So anyways- it sounds like you need to talk to your WIFE first to see where shes at and her comfort level. I read this article once that said each of you make a list of everything you want to do that sounds fun for you both. Then share the list and cross off anything that is NOT on both of your lists. That would be your starting point.....

seems like a good idea to do....


----------



## Flanders (Feb 26, 2010)

A list is a good idea.

What do you people think of swaping ladies with just BJ's with heavy duty condoms? I love getting a bj. But my wife gives the best bj I have ever had so it might suck with the other dudes wife and he will get a good one.

I told my wife I don't want to swap the other day, but what if the other dudes wife gets me going, should I go for it anyway? I keep thinking you only live once and I have had regrets in the past about missing out on *****. Alot of decisions to make and to try and keep a great marriage exciting.

I actually have the opposite problem with my wife, she is willing to do anything, I have to put the brakes on her. She said what ever I want to do is fine.


----------



## okeydokie (Sep 10, 2008)

Flanders said:


> A list is a good idea.
> 
> What do you people think of swaping ladies with just BJ's with heavy duty condoms? I love getting a bj. But my wife gives the best bj I have ever had so it might suck with the other dudes wife and he will get a good one.
> 
> ...



i hate you



J/K, but seriously, hate is kinda strong

:smthumbup:


----------



## Flanders (Feb 26, 2010)

It is actually more stressful for me than if she was a prude. I am just saying in the heat of the moment and I get her to do something then afterwards it will be my fault. I am starting to think to not do this at all and in 10 years I will be saying damn why didn't I go for it. Right now we both are very happy and if I stop the excitment it might go back to the way it was, near divorce.


----------



## Millania007 (Nov 16, 2009)

jus let the girls go at it, forget the other girls piercing, or swapping BJs ewie LOL


----------



## nice777guy (Nov 23, 2009)

Maybe a stupid question, but what do you and the "other guy" do while this is going on? Seems a little awkward...


----------



## Dancing Nancie (Jul 1, 2008)

nice777guy said:


> Maybe a stupid question, but what do you and the "other guy" do while this is going on?
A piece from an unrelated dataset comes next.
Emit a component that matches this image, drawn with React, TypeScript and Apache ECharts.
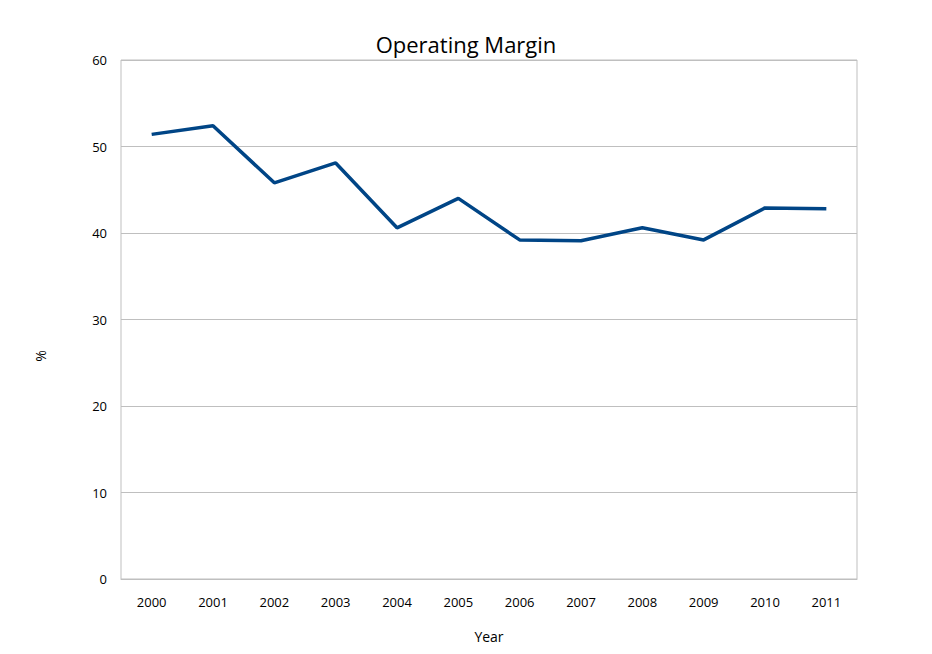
import * as echarts from "echarts"
import { useEffect, useRef } from "react"

const years = ["2000", "2001", "2002", "2003", "2004", "2005", "2006", "2007", "2008", "2009", "2010", "2011"]
const margin = [51.4, 52.4, 45.8, 48.1, 40.6, 44.0, 39.2, 39.1, 40.6, 39.2, 42.9, 42.8]

export default function App() {
  const ref = useRef<HTMLDivElement>(null)

  useEffect(() => {
    if (!ref.current) return
    const chart = echarts.init(ref.current, undefined, { renderer: "svg" })
    const font = "Open Sans, sans-serif"
    chart.setOption({
      animation: false,
      backgroundColor: "#fff",
      title: {
        text: "Operating Margin",
        left: "center",
        top: 28,
        textStyle: { fontFamily: font, fontSize: 22, fontWeight: "normal", color: "#000" },
      },
      grid: {
        left: 121, right: 75, top: 60, bottom: 75,
        show: true, borderColor: "#bfbfbf", borderWidth: 1,
      },
      graphic: [{
        type: "text",
        x: 40,
        y: 356,
        rotation: Math.PI / 2,
        style: { text: "%", fontFamily: font, fontSize: 14, fill: "#000", align: "center", verticalAlign: "middle" },
      }],
      xAxis: {
        type: "category",
        data: years,
        name: "Year",
        nameLocation: "middle",
        nameGap: 50,
        nameTextStyle: { fontFamily: font, fontSize: 14, color: "#000" },
        axisLine: { lineStyle: { color: "#bfbfbf" } },
        axisTick: { show: false },
        axisLabel: { fontFamily: font, fontSize: 13, color: "#000", margin: 16 },
      },
      yAxis: {
        type: "value",
        min: 0, max: 60, interval: 10,
        axisLine: { show: false },
        axisLabel: { fontFamily: font, fontSize: 13, color: "#000", margin: 14 },
        splitLine: { lineStyle: { color: "#bfbfbf" } },
      },
      series: [{
        type: "line",
        data: margin,
        symbol: "none",
        lineStyle: { color: "#004586", width: 3.5 },
      }],
    })
    return () => chart.dispose()
  }, [])

  return <div ref={ref} style={{ position: "fixed", top: 0, left: 0, width: 932, height: 654 }} />
}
Seems a little awkward...


Yeah, that would seem really awkward to me.


----------



## SweetiepieMI (Jan 22, 2010)

Probably the same thing they do when they go to a strip club and are surrounded by a whole bunch of random men staring at the same chick (or chicks) i would imagine...


----------



## Millania007 (Nov 16, 2009)

nice777guy said:


> Maybe a stupid question, but what do you and the "other guy" do while this is going on? Seems a little awkward...


:iagree:definitley awkward! more than likely they will be playing the five knuckle shuffle :bounce:


----------



## Amplexor (Feb 13, 2008)

OK Flanders, I'll stay away from he moral and religious POV here and just address your traits and tendencies. Couples engaging in this kind of lifestyle need certain things in their being to survive as a couple. You simply don't have them and I would say you're just about as poor of a candidate for this as would be possible.



Flanders said:


> I am just saying in the heat of the moment and I get her to do something then after-wards it will be my fault.


You are insecure in what the fall out will be.  Stating that you feel if it goes badly you'll be at fault indicates you are now pushing your wife to-wards this.



Flanders said:


> It is not normal for a straight man to want anal all the time. Maybe once a year or once every 3 years would be normal


Homophobic: How will you feel sitting there beating-off to the show with another "dude" doing the same thing three feet away?



Flanders said:


> To answer your question about my hot sexy wife. I signed up on a swingers message board and if she wants a guy she can have one.


OK????



Flanders said:


> no intercourse with the other dude and my wife
> no bj given to the other dude


Contradicting yourself.



Flanders said:


> I think it will be hot but I don't want to trade partners. I don't want to see some dude on my wife.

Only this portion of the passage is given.